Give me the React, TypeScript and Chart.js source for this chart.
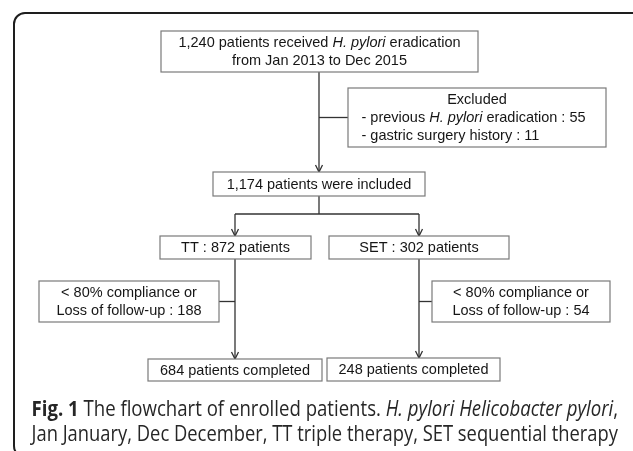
import React, { useEffect, useRef } from "react";
import { Chart, registerables } from "chart.js";

Chart.register(...registerables);

// ---------- data ----------
const receivedEradication = 1240;
const excludedPreviousEradication = 55;
const excludedGastricSurgery = 11;
const includedPatients = 1174;
const armNames = ["TT", "SET"];
const armPatients = [872, 302];
const armLost = [188, 54];
const armCompleted = [684, 248];
const studyPeriod = ["Jan 2013", "Dec 2015"];
const captionLines = [
  "**Fig. 1** The flowchart of enrolled patients. *H. pylori Helicobacter pylori*,",
  "Jan January, Dec December, TT triple therapy, SET sequential therapy",
];

const fmt = (n: number) => n.toLocaleString("en-US");

const boxTexts: string[][] = [
  [`${fmt(receivedEradication)} patients received *H. pylori* eradication`, `from ${studyPeriod[0]} to ${studyPeriod[1]}`],
  ["Excluded", `- previous *H. pylori* eradication : ${excludedPreviousEradication}`, `- gastric surgery history : ${excludedGastricSurgery}`],
  [`${fmt(includedPatients)} patients were included`],
  [`${armNames[0]} : ${armPatients[0]} patients`],
  [`${armNames[1]} : ${armPatients[1]} patients`],
  ["< 80% compliance or", `Loss of follow-up : ${armLost[0]}`],
  ["< 80% compliance or", `Loss of follow-up : ${armLost[1]}`],
  [`${armCompleted[0]} patients completed`],
  [`${armCompleted[1]} patients completed`],
];

// ---------- layout (in scale units) ----------
type Rect = [number, number, number, number];
const layout: { rect: Rect; align: "center" | "left" }[] = [
  { rect: [161, 31, 478, 72], align: "center" }, // 0 top
  { rect: [348, 88, 606, 147], align: "left" }, // 1 excluded
  { rect: [213, 172, 425, 196], align: "center" }, // 2 included
  { rect: [160, 236, 311, 259], align: "center" }, // 3 TT
  { rect: [329, 236, 509, 259], align: "center" }, // 4 SET
  { rect: [39, 281, 219, 322], align: "center" }, // 5 lost TT
  { rect: [432, 281, 610, 322], align: "center" }, // 6 lost SET
  { rect: [148, 359, 322, 381], align: "center" }, // 7 done TT
  { rect: [327, 358, 500, 381], align: "center" }, // 8 done SET
];
const splitY = 214;
const branchX = [235, 419];
const lineHeight = 17.7;

const cy = (r: Rect) => (r[1] + r[3]) / 2;
const R = layout.map((l) => l.rect);
const mainX = 319;

type Seg = { pts: { x: number; y: number }[]; arrow: boolean };
const segments: Seg[] = [
  { pts: [{ x: mainX, y: R[0][3] }, { x: mainX, y: R[2][1] }], arrow: true },
  { pts: [{ x: mainX, y: cy(R[1]) }, { x: R[1][0], y: cy(R[1]) }], arrow: false },
  { pts: [{ x: mainX, y: R[2][3] }, { x: mainX, y: splitY }], arrow: false },
  { pts: [{ x: branchX[0], y: splitY }, { x: branchX[1], y: splitY }], arrow: false },
  { pts: [{ x: branchX[0], y: splitY }, { x: branchX[0], y: R[3][1] }], arrow: true },
  { pts: [{ x: branchX[1], y: splitY }, { x: branchX[1], y: R[4][1] }], arrow: true },
  { pts: [{ x: branchX[0], y: R[3][3] }, { x: branchX[0], y: R[7][1] }], arrow: true },
  { pts: [{ x: R[5][2], y: cy(R[5]) }, { x: branchX[0], y: cy(R[5]) }], arrow: false },
  { pts: [{ x: branchX[1], y: R[4][3] }, { x: branchX[1], y: R[8][1] }], arrow: true },
  { pts: [{ x: branchX[1], y: cy(R[6]) }, { x: R[6][0], y: cy(R[6]) }], arrow: false },
];

// ---------- text helpers ----------
type Run = { t: string; b: boolean; i: boolean };
function parseRuns(s: string): Run[] {
  const runs: Run[] = [];
  const re = /(\*\*[^*]+\*\*|\*[^*]+\*)/g;
  let last = 0;
  let m: RegExpExecArray | null;
  while ((m = re.exec(s))) {
    if (m.index > last) runs.push({ t: s.slice(last, m.index), b: false, i: false });
    const tok = m[0];
    if (tok.startsWith("**")) runs.push({ t: tok.slice(2, -2), b: true, i: false });
    else runs.push({ t: tok.slice(1, -1), b: false, i: true });
    last = m.index + tok.length;
  }
  if (last < s.length) runs.push({ t: s.slice(last), b: false, i: false });
  return runs;
}
const fontOf = (r: Run, size: number, fam: string) =>
  `${r.i ? "italic " : ""}${r.b ? "bold " : ""}${size}px ${fam}`;

function drawRuns(
  ctx: CanvasRenderingContext2D,
  s: string,
  x: number,
  y: number,
  align: "center" | "left",
  size: number,
  fam: string,
  color: string,
  fitWidth?: number
) {
  const runs = parseRuns(s);
  let total = 0;
  const widths = runs.map((r) => {
    ctx.font = fontOf(r, size, fam);
    const w = ctx.measureText(r.t).width;
    total += w;
    return w;
  });
  const sx = fitWidth ? fitWidth / total : 1;
  ctx.save();
  ctx.translate(x, y);
  ctx.scale(sx, 1);
  let px = align === "center" ? -total / 2 : 0;
  ctx.fillStyle = color;
  runs.forEach((r, k) => {
    ctx.font = fontOf(r, size, fam);
    ctx.fillText(r.t, px, 0);
    px += widths[k];
  });
  ctx.restore();
}

const flowPlugin = {
  id: "flow",
  beforeDraw(chart: any) {
    const ctx = chart.ctx as CanvasRenderingContext2D;
    ctx.save();
    ctx.fillStyle = "#ffffff";
    ctx.fillRect(0, 0, chart.width, chart.height);
    const xs = chart.scales.x;
    const ys = chart.scales.y;
    // outer frame
    ctx.beginPath();
    (ctx as any).roundRect(xs.getPixelForValue(14), ys.getPixelForValue(13), 700, 444, 11);
    ctx.lineWidth = 2;
    ctx.strokeStyle = "#1e1e1e";
    ctx.stroke();
    ctx.restore();
  },
  afterDatasetsDraw(chart: any) {
    const ctx = chart.ctx as CanvasRenderingContext2D;
    const xs = chart.scales.x;
    const ys = chart.scales.y;
    const X = (v: number) => xs.getPixelForValue(v);
    const Y = (v: number) => ys.getPixelForValue(v);
    ctx.save();
    // arrowheads
    ctx.strokeStyle = "#333333";
    ctx.lineWidth = 1.3;
    segments.forEach((s) => {
      if (!s.arrow) return;
      const tip = s.pts[s.pts.length - 1];
      const tx = X(tip.x);
      const ty = Y(tip.y);
      ctx.beginPath();
      ctx.moveTo(tx - 3.5, ty - 7);
      ctx.lineTo(tx, ty);
      ctx.lineTo(tx + 3.5, ty - 7);
      ctx.stroke();
    });
    // boxes
    layout.forEach((l, k) => {
      const [x0, y0, x1, y1] = l.rect;
      const px0 = X(x0), py0 = Y(y0), px1 = X(x1), py1 = Y(y1);
      ctx.fillStyle = "#ffffff";
      ctx.fillRect(px0, py0, px1 - px0, py1 - py0);
      ctx.strokeStyle = "#7a7a7a";
      ctx.lineWidth = 1.2;
      ctx.strokeRect(px0, py0, px1 - px0, py1 - py0);
      const lines = boxTexts[k];
      ctx.textBaseline = "middle";
      const mid = (py0 + py1) / 2;
      lines.forEach((ln, j) => {
        const y = mid + (j - (lines.length - 1) / 2) * lineHeight;
        const isHeader = l.align === "left" && j === 0;
        if (l.align === "left" && !isHeader) {
          drawRuns(ctx, ln, px0 + 13.5, y + 0.5, "left", 14.5, "'Liberation Sans', Arial, sans-serif", "#161616");
        } else {
          drawRuns(ctx, ln, (px0 + px1) / 2, y + 0.5, "center", 14.5, "'Liberation Sans', Arial, sans-serif", "#161616");
        }
      });
    });
    // caption
    ctx.textBaseline = "alphabetic";
    const capBase = [416, 441];
    captionLines.forEach((ln, j) => {
      drawRuns(ctx, ln, X(31.5), Y(capBase[j]), "left", 21, "'Open Sans', sans-serif", "#262626", X(618) - X(31.5));
    });
    ctx.restore();
  },
};

export default function App() {
  const ref = useRef<HTMLCanvasElement>(null);
  useEffect(() => {
    const chart = new Chart(ref.current as HTMLCanvasElement, {
      type: "scatter",
      data: {
        datasets: segments.map((s) => ({
          data: s.pts,
          showLine: true,
          borderColor: "#333333",
          borderWidth: 1.3,
          pointRadius: 0,
          pointHoverRadius: 0,
          fill: false,
        })),
      },
      options: {
        animation: false,
        responsive: false,
        devicePixelRatio: 1,
        layout: { padding: 0 },
        events: [],
        scales: {
          x: { type: "linear", min: 0, max: 633, display: false },
          y: { type: "linear", min: 0, max: 451, reverse: true, display: false },
        },
        plugins: { legend: { display: false }, tooltip: { enabled: false }, title: { display: false } },
      },
      plugins: [flowPlugin],
    } as any);
    return () => chart.destroy();
  }, []);
  return (
    <div style={{ position: "fixed", left: 0, top: 0, width: 633, height: 451, background: "#fff" }}>
      <canvas ref={ref} width={633} height={451} style={{ display: "block", width: 633, height: 451 }} />
    </div>
  );
}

____________

WRITTEN EXERCISE. Repeat the lines above, starting at the first and stopping after the line that holds "Chart.register(...registerables);", with the pictures left out.

RESULT BELOW.
Give me the React, TypeScript and Chart.js source for this chart.
import React, { useEffect, useRef } from "react";
import { Chart, registerables } from "chart.js";

Chart.register(...registerables);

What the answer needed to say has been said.